Automated Backup Management

# Automated backup rotation (keep 30 days)
backup_rotation() {
    local backup_dir=$1
    local retention_days=30
    
    find "$backup_dir" -type f -mtime +$retention_days -delete
    echo "Backup rotation completed.
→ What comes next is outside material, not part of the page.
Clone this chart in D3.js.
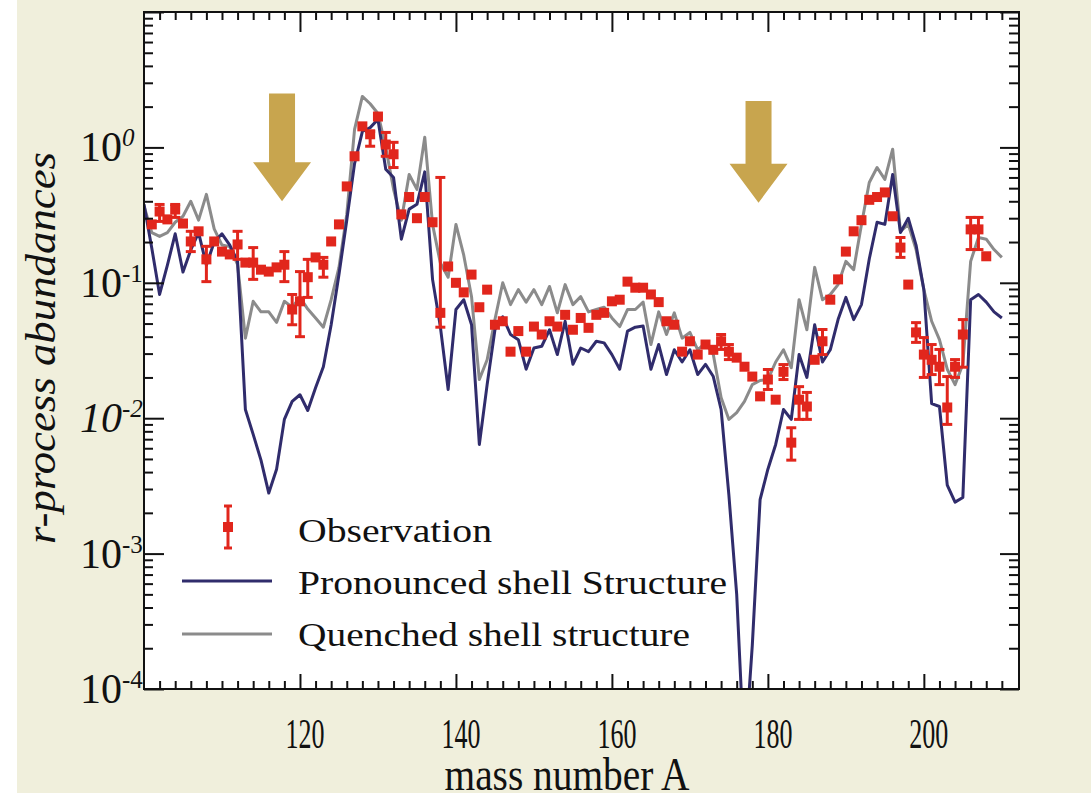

Retained last $retention_days days."
}

# Schedule backup rotation
(crontab -l 2>/dev/null; echo "0 5 * * * /usr/local/bin/backup-rotation.sh /backup/full") | crontab -

# Backup monitoring
monitor_backups() {
    local backup_dir="/backup/full"
    local alert_threshold=24  # hours
    
    for backup in "$backup_dir"/*.tar.gz; do
        local age=$(($(date +%s) - $(stat -f%m "$backup" 2>/dev/null || stat -c%Y "$backup" 2>/dev/null)))
        local age_hours=$((age / 3600))
        
        if [ $age_hours -gt $alert_threshold ]; then
            echo "ALERT: Backup is $age_hours hours old: $backup"
        fi
    done
}

monitor_backups

Offsite Backup Replication

# Replicate backups to remote location
replicate_backups_offsite() {
    local source_dir="/backup/full"
    local remote_host="backup.remote-dc.com"
    local remote_user="backup"
    local remote_dir="/backups/offsite"
    
    # Using rsync for efficient transfer
    rsync -avz \
        --delete \
        --bwlimit=10240 \
        "$source_dir/" \
        "$remote_user@$remote_host:$remote_dir"
    
    if [ $? -eq 0 ]; then
        echo "Offsite backup replication completed"
    else
        echo "ERROR: Offsite backup replication failed"
    fi
}

# Schedule daily offsite replication
(crontab -l 2>/dev/null; echo "0 22 * * * /usr/local/bin/replicate-backups-offsite.sh") | crontab -

Monitoring and Alerting

# Create backup monitoring alerts
cat > /usr/local/bin/backup-health-check.sh << 'EOF'
#!/bin/bash

BACKUP_DIR="/backup/full"
ALERT_EMAIL="[email protected]"
CRITICAL_THRESHOLD=48  # hours

check_backup_currency() {
    local latest_backup=$(ls -t "$BACKUP_DIR"/*.tar.gz 2>/dev/null | head -1)
    
    if [ -z "$latest_backup" ]; then
        send_alert "CRITICAL: No backups found in $BACKUP_DIR"
        return 1
    fi
    
    local backup_age=$(($(date +%s) - $(stat -c%Y "$latest_backup" 2>/dev/null)))
    local backup_age_hours=$((backup_age / 3600))
    
    if [ $backup_age_hours -gt $CRITICAL_THRESHOLD ]; then
        send_alert "CRITICAL: Backup is $backup_age_hours hours old (threshold: $CRITICAL_THRESHOLD hours)"
        return 1
    fi
}

check_backup_size() {
    local latest_backup=$(ls -t "$BACKUP_DIR"/*.tar.gz 2>/dev/null | head -1)
    local size=$(stat -c%s "$latest_backup" 2>/dev/null)
    local size_mb=$((size / 1048576))
    
    if [ $size_mb -lt 100 ]; then
        send_alert "WARNING: Backup is suspiciously small: ${size_mb}MB"
    fi
}

send_alert() {
    local message=$1
    echo "$message" | mail -s "Backup Alert" "$ALERT_EMAIL"
}

check_backup_currency
check_backup_size
EOF

chmod +x /usr/local/bin/backup-health-check.sh

# Schedule health checks
(crontab -l 2>/dev/null; echo "0 * * * * /usr/local/bin/backup-health-check.sh") | crontab -

Conclusion

A robust disaster recovery plan requires:

  1. Clear Objectives: Define RTO and RPO for each critical system
  2. Regular Backups: Implement 3-2-1 strategy with multiple backup types
  3. Testing: Monthly restoration tests ensure procedures work
  4. Documentation: Maintain current, detailed recovery procedures
  5. Monitoring: Automated health checks and alerting
  6. Review: Quarterly updates as infrastructure changes

Start small with critical systems, then expand coverage. Regular testing is the only way to ensure your DR plan works when disaster strikes. Remember: untested backups are just expensive storage.